── Information supplied ──

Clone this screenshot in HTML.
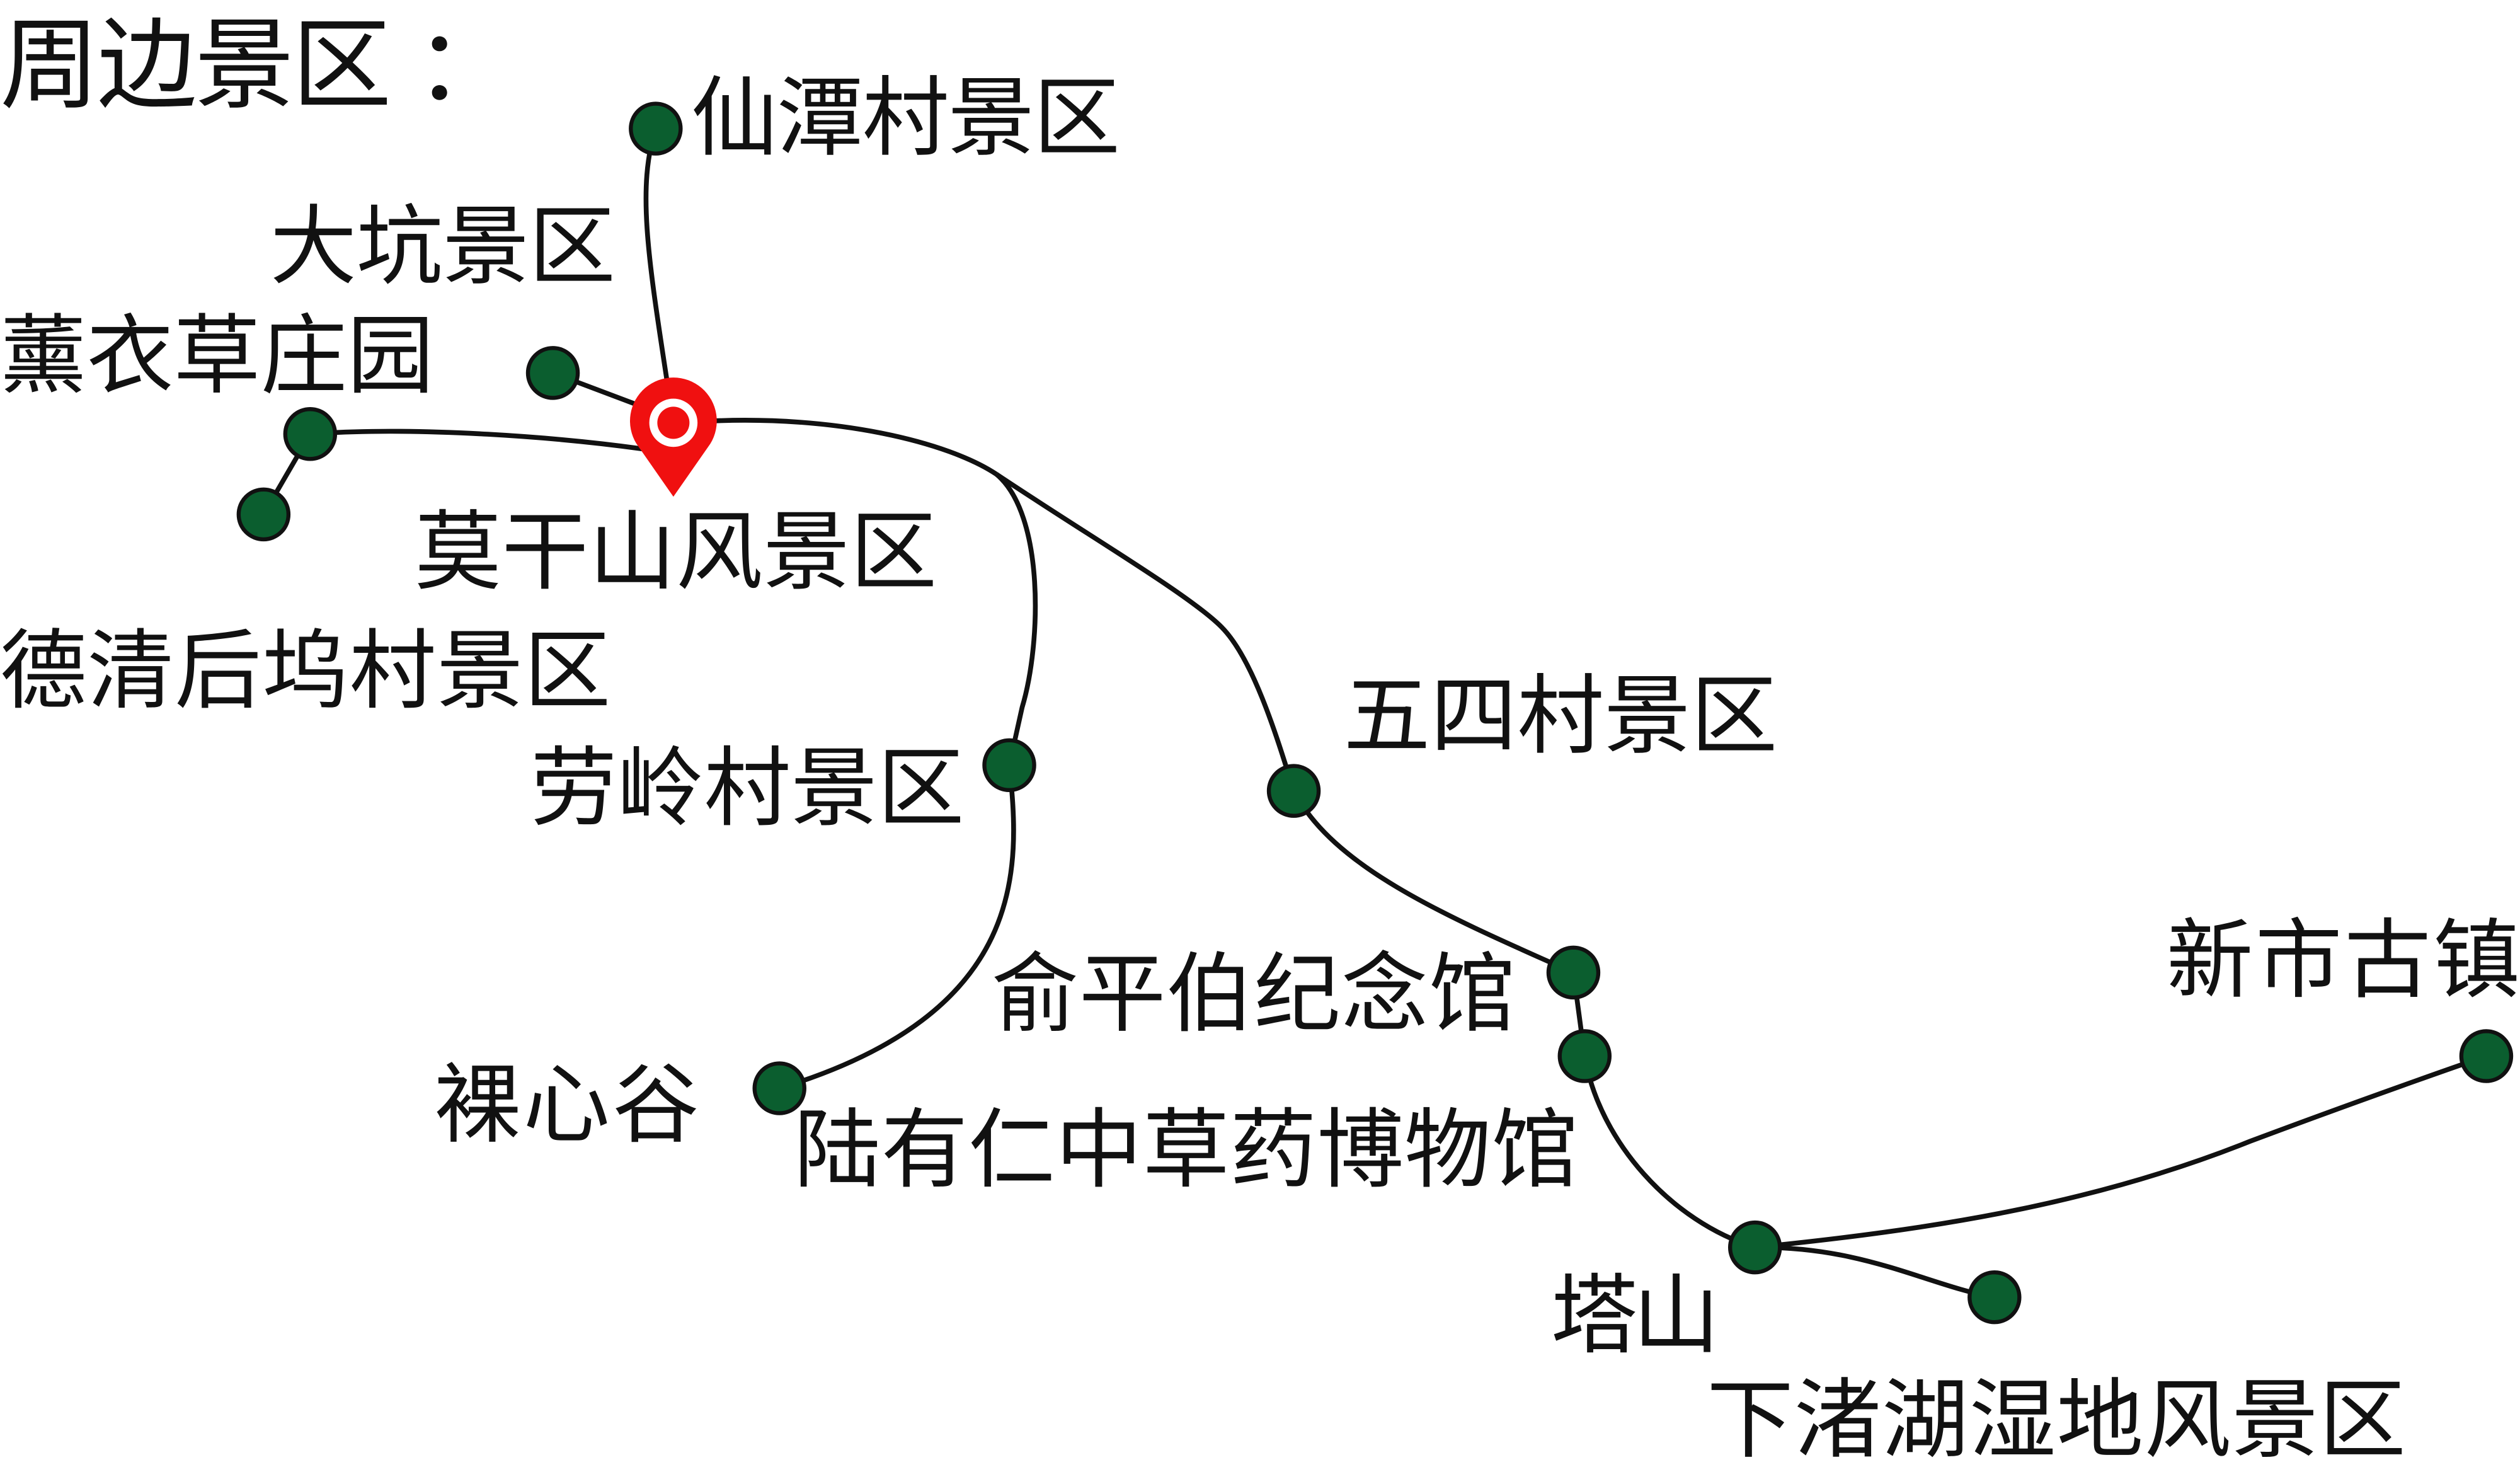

───
── Information supplied ──

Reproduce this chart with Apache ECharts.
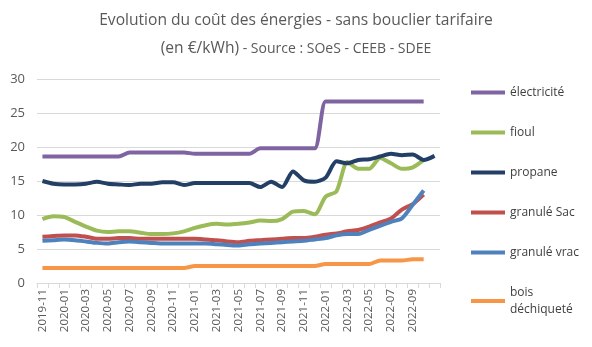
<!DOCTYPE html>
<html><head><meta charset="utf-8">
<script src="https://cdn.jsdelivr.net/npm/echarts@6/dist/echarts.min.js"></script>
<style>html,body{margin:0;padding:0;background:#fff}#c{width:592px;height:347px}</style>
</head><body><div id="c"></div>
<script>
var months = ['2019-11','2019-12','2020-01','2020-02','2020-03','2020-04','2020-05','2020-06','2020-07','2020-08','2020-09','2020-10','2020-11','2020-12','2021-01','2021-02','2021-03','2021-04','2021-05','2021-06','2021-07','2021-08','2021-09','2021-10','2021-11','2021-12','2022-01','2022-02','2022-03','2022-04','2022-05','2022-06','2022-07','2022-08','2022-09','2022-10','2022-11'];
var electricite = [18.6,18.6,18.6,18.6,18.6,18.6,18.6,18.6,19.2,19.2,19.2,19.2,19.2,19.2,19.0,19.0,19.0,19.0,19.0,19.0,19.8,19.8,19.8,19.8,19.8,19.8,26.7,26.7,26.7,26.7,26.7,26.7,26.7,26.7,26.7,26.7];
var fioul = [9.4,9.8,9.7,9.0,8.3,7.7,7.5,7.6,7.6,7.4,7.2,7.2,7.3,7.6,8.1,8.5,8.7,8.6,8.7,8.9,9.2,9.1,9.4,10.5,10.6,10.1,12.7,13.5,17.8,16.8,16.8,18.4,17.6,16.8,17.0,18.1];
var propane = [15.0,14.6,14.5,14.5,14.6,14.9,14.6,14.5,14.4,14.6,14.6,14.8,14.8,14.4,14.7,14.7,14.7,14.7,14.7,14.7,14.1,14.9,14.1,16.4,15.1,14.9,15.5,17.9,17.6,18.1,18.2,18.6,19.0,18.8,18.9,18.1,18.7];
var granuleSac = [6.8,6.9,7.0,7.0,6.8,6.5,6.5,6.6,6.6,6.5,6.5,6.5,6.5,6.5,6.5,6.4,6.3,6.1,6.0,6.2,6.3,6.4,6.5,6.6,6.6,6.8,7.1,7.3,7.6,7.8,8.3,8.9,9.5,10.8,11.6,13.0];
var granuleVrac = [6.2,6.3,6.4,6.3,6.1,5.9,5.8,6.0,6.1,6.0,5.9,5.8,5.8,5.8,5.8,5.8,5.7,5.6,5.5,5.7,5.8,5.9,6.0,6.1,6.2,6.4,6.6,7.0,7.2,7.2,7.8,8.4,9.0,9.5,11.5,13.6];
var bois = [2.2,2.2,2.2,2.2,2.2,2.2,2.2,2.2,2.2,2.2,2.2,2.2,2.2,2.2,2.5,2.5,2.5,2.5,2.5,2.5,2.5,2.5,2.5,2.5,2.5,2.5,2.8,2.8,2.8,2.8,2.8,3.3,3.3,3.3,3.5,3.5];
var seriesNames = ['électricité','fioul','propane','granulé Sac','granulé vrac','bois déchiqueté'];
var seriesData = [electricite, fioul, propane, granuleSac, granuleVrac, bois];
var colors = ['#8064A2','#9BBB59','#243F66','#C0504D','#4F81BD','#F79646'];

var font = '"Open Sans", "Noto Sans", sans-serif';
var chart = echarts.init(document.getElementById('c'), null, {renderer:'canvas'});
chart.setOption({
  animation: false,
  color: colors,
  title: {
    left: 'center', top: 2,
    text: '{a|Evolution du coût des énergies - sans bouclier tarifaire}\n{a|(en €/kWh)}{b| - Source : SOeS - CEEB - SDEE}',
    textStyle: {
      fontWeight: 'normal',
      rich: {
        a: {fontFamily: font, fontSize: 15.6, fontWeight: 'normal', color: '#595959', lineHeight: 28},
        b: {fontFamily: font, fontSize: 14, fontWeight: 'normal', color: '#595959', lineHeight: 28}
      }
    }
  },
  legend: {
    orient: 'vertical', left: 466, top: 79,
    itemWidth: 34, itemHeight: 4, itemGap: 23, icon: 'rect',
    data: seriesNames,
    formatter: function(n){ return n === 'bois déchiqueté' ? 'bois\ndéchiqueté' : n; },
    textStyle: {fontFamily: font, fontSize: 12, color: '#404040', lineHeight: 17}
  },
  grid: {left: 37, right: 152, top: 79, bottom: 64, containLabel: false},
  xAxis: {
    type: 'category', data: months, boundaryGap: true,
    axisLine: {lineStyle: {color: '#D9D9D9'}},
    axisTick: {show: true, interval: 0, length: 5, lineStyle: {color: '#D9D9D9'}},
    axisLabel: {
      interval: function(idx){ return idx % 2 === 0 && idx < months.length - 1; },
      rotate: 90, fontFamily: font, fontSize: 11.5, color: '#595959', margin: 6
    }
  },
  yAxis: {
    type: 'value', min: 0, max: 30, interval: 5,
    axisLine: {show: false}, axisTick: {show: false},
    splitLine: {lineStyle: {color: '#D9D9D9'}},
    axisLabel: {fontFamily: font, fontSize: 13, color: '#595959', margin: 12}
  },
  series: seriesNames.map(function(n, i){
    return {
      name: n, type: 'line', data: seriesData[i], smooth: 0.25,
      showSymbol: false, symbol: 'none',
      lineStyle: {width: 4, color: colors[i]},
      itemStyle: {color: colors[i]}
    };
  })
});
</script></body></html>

───
── Information supplied ──

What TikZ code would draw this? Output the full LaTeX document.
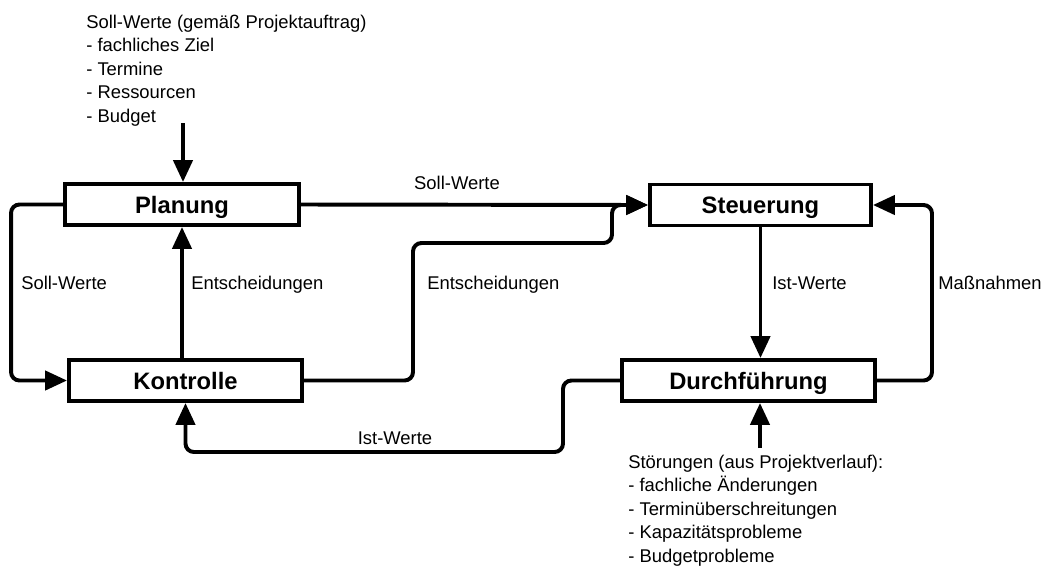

───

Collect each line containing the string "this".

Clone this screenshot in HTML.
Reproduce this chart with Apache ECharts.
What TikZ code would draw this? Output the full LaTeX document.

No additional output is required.